Of the lines in these entries, how many contain the string "that"? Give the number and nothing else.

[Plotting code records]
---------------

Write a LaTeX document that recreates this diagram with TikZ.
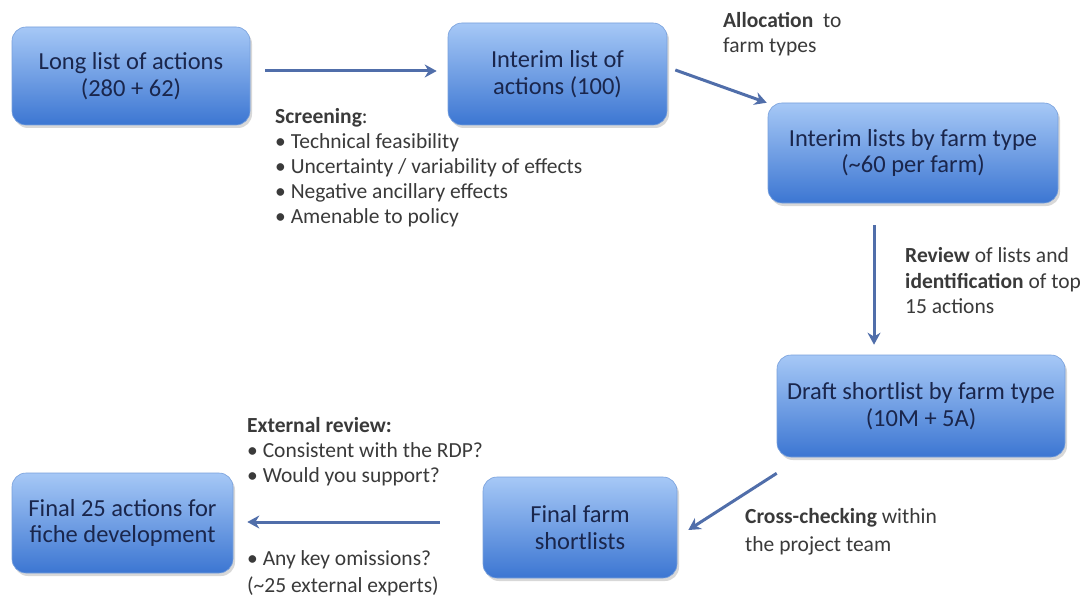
\documentclass[tikz,border=0pt]{standalone}
\usepackage{fontspec}
\setmainfont{Carlito}
\usetikzlibrary{shadows,arrows.meta,calc}
\definecolor{boxtop}{RGB}{166,200,246}
\definecolor{boxbot}{RGB}{60,118,210}
\definecolor{boxtext}{RGB}{26,38,76}
\definecolor{lbl}{RGB}{58,58,58}
\definecolor{arrc}{RGB}{80,110,170}
\definecolor{boxedge}{RGB}{120,160,220}
\tikzset{
 stage/.style={rectangle, rounded corners=14pt, draw=boxedge, line width=0.6pt,
   top color=boxtop, bottom color=boxbot, text=boxtext, align=center,
   font=\fontsize{24.5}{26.5}\selectfont,
   drop shadow={opacity=0.3, shadow xshift=2pt, shadow yshift=-3pt}, inner sep=0pt},
 lab/.style={anchor=north west, align=left, text=lbl, font=\fontsize{21.5}{25}\selectfont, inner sep=0pt},
 flow/.style={draw=arrc, line width=3pt, -{Stealth[length=12pt,width=13pt]}},
}
\begin{document}
\begin{tikzpicture}[x=1pt,y=-1pt]
\useasboundingbox[fill=white] (0,0) rectangle (1091,596);
\node[stage, minimum width=238pt, minimum height=98pt] (b1) at (131,76) {Long list of actions\\(280 + 62)};
\node[stage, minimum width=219pt, minimum height=102pt] (b2) at (557.5,74) {Interim list of\\actions (100)};
\node[stage, minimum width=290pt, minimum height=100pt] (b3) at (913,153) {Interim lists by farm type\\(\textasciitilde 60 per farm)};
\node[stage, minimum width=288pt, minimum height=102pt] (b4) at (921,406) {Draft shortlist by farm type\\(10M + 5A)};
\node[stage, minimum width=194pt, minimum height=101pt] (b5) at (580,527.5) {Final farm\\shortlists};
\node[stage, minimum width=221pt, minimum height=100pt] (b6) at (122.5,523) {Final 25 actions for\\fiche development};

\draw[flow] ($(b1.east)+(15,-5)$) -- ($(b2.west)+(-11,-3)$);
\draw[flow] ($(b2.east)+(8,-4)$) -- ($(b3.north west)+(-1,0)$);
\draw[flow] ($(b3.south)+(-39,22)$) -- ($(b4.north)+(-47,-10)$);
\draw[flow] ($(b4.south west)+(0,16)$) -- ($(b5.east)+(11,2.5)$);
\draw[flow] ($(b5.west)+(-43,-5.5)$) -- ($(b6.east)+(14,-1)$);

\node[lab] (screen) at (275,108.5) {\textbf{Screening}:\\ • Technical feasibility\\ • Uncertainty / variability of effects\\ • Negative ancillary effects\\ • Amenable to policy};
\node[lab] (alloc) at (723,12.5) {\textbf{Allocation}~ to\\farm types};
\node[lab, font=\fontsize{21.5}{25.5}\selectfont] (review) at (905,247.5) {\textbf{Review} of lists and\\\textbf{identification} of top\\15 actions};
\node[lab, font=\fontsize{21.5}{28}\selectfont] (cross) at (745,508.5) {\textbf{Cross-checking} within\\the project team};
\node[lab] (ext) at (247,417.5) {\textbf{External review:}\\• Consistent with the RDP?\\• Would you support?};
\node[lab, font=\fontsize{21.5}{27}\selectfont] (omit) at (247,550.5) {• Any key omissions?\\(\textasciitilde 25 external experts)};
\end{tikzpicture}
\end{document}
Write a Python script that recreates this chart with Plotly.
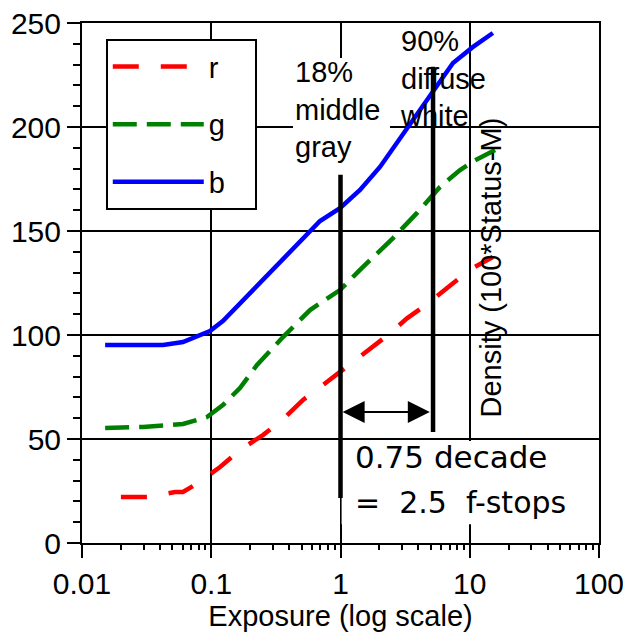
import math
import plotly.graph_objects as go

# ---- data ----
red_x = [0.02, 0.0318, 0.0525, 0.0604, 0.0788, 0.117, 0.1667, 0.251, 0.352, 0.513, 0.733,
         1.12, 1.60, 2.33, 3.27, 4.92, 6.79, 10.4, 15.1]
red_y = [22.1, 22.1, 24.5, 24.5, 28.8, 36.5, 44.7, 51.9, 59.0, 68.8, 76.0,
         84.6, 91.8, 100.0, 108.0, 115.9, 123.0, 132.0, 137.5]
green_x = [0.0151, 0.0297, 0.0604, 0.0927, 0.123, 0.1667, 0.226, 0.359, 0.581, 0.99,
           1.415, 2.55, 3.91, 5.89, 8.41, 11.0, 15.7]
green_y = [55.3, 55.8, 57.2, 60.6, 66.3, 74.5, 85.6, 99.0, 112.0, 121.6,
           131.3, 146.6, 158.7, 171.2, 179.3, 184.0, 189.0]
blue_x = [0.0151, 0.0424, 0.0604, 0.0977, 0.123, 0.238, 0.486, 0.694, 0.99, 1.415,
          2.02, 2.74, 3.64, 5.89, 7.42, 10.6, 15.1]
blue_y = [95.2, 95.2, 96.6, 101.9, 106.7, 125.0, 145.2, 154.8, 161.0, 169.7,
          180.8, 192.3, 203.4, 221.6, 230.8, 238.5, 245.2]

series_names = ["r", "g", "b"]
x_tickvals = [0.01, 0.1, 1, 10, 100]
x_ticktext = ["0.01", "0.1", "1", "10", "100"]
x_minor = [m * 10.0 ** e for e in (-2, -1, 0, 1) for m in range(2, 10)]
y_tickvals = [0, 50, 100, 150, 200, 250]

# reference marks (exposure values and density extents)
gray_x, gray_y = 1.0, [21.6, 177.0]
white_x, white_y = 5.2, [53.4, 229.0]
arrow_y = 63.0

FONT = "Liberation Sans, Arial, sans-serif"
NOTE_FONT = "DejaVu Sans, Verdana, sans-serif"

fig = go.Figure()
styles = [("#FF0000", "26px,22px"), ("#008000", "24px,10px"), ("#0000FF", "solid")]
for name, xs, ys, (col, dash) in zip(series_names, [red_x, green_x, blue_x],
                                     [red_y, green_y, blue_y], styles):
    fig.add_trace(go.Scatter(x=xs, y=ys, mode="lines",
                             name=name + "&nbsp;&nbsp;&nbsp;", legendgroup=name,
                             line=dict(color=col, width=4.5, dash=dash)))

# white boxes that hide the grid behind the notes
fig.add_shape(type="rect", xref="x", yref="y", x0=0.429, x1=2.415, y0=176.9, y1=233.2,
              fillcolor="white", line=dict(width=0), layer="between")
fig.add_shape(type="rect", xref="x", yref="y", x0=1.02, x1=85, y0=9.0, y1=49.0,
              fillcolor="white", line=dict(width=0), layer="between")
# thick reference lines
fig.add_shape(type="line", xref="x", yref="y", x0=gray_x, x1=gray_x, y0=gray_y[0], y1=gray_y[1],
              line=dict(color="black", width=4.5), layer="above")
fig.add_shape(type="line", xref="x", yref="y", x0=white_x, x1=white_x, y0=white_y[0], y1=white_y[1],
              line=dict(color="black", width=4.5), layer="above")

# double-headed arrow
fig.add_annotation(x=math.log10(white_x) - 0.025, y=arrow_y, ax=math.log10(gray_x) + 0.005, ay=arrow_y,
                   xref="x", yref="y", axref="x", ayref="y", text="", showarrow=True,
                   arrowhead=2, startarrowhead=2, arrowside="end+start", arrowsize=2.2,
                   startarrowsize=2.2, arrowwidth=2, arrowcolor="black", standoff=0, startstandoff=0)

# texts
fig.add_annotation(x=-0.3675, y=235.2, xref="x", yref="y", xanchor="left", yanchor="top",
                   text="18%<br>middle<br>gray", align="left", showarrow=False,
                   borderpad=1, font=dict(family=FONT, size=29, color="black"))
fig.add_annotation(x=0.445, y=250.0, xref="x", yref="y", xanchor="left", yanchor="top",
                   text="90%<br>diffuse<br>white", align="left", showarrow=False,
                   font=dict(family=FONT, size=29, color="black"))
fig.add_annotation(x=1.165, y=132.5, xref="x", yref="y", xanchor="center", yanchor="middle",
                   text="Density (100*Status-M)", textangle=-90, showarrow=False,
                   font=dict(family=FONT, size=29, color="black"))
fig.add_annotation(x=0.10, y=41.3, xref="x", yref="y", xanchor="left", yanchor="middle",
                   text="0.75 decade", align="left", showarrow=False,
                   font=dict(family=NOTE_FONT, size=31, color="black"))
fig.add_annotation(x=0.10, y=19.7, xref="x", yref="y", xanchor="left", yanchor="middle",
                   text="=&nbsp;&nbsp;2.5&nbsp;&nbsp;f-stops", align="left", showarrow=False,
                   font=dict(family=NOTE_FONT, size=30, color="black"))

fig.update_xaxes(type="log", range=[-2, 2], tickvals=x_tickvals, ticktext=x_ticktext,
                 automargin=False, ticklabeloverflow="allow",
                 showgrid=True, gridcolor="black", gridwidth=2, zeroline=False,
                 showline=True, linecolor="black", linewidth=2, mirror=True,
                 ticks="outside", ticklen=13, tickwidth=2, tickcolor="black",
                 minor=dict(ticks="outside", ticklen=5, tickwidth=2, tickcolor="black",
                            tickvals=x_minor, showgrid=False),
                 tickfont=dict(family=FONT, size=30, color="black"),
                 title=dict(text="Exposure (log scale)", font=dict(family=FONT, size=29, color="black"),
                            standoff=5))
fig.update_yaxes(range=[0, 250], tickvals=y_tickvals, automargin=False, ticklabeloverflow="allow",
                 showgrid=True, gridcolor="black", gridwidth=2, zeroline=False,
                 showline=True, linecolor="black", linewidth=2, mirror=True,
                 ticks="outside", ticklen=13, tickwidth=2, tickcolor="black",
                 minor=dict(ticks="outside", ticklen=7, tickwidth=2, tickcolor="black",
                            dtick=10, showgrid=False),
                 tickfont=dict(family=FONT, size=30, color="black"))

fig.update_layout(
    width=623, height=633,
    margin=dict(l=82, r=24, t=23, b=90),
    paper_bgcolor="white", plot_bgcolor="white",
    font=dict(family=FONT, color="black"),
    showlegend=True,
    legend=dict(x=0.046, y=0.969, xanchor="left", yanchor="top", bgcolor="white",
                bordercolor="black", borderwidth=2, tracegroupgap=17, itemwidth=91,
                font=dict(family=FONT, size=29, color="black")),
)

# remove the default page margin so the figure fills the window exactly
fig.write_html("out.html", config={"displayModeBar": False},
               post_script="document.body.style.margin='0px';")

---------------

EXERCISE SOLUTION
3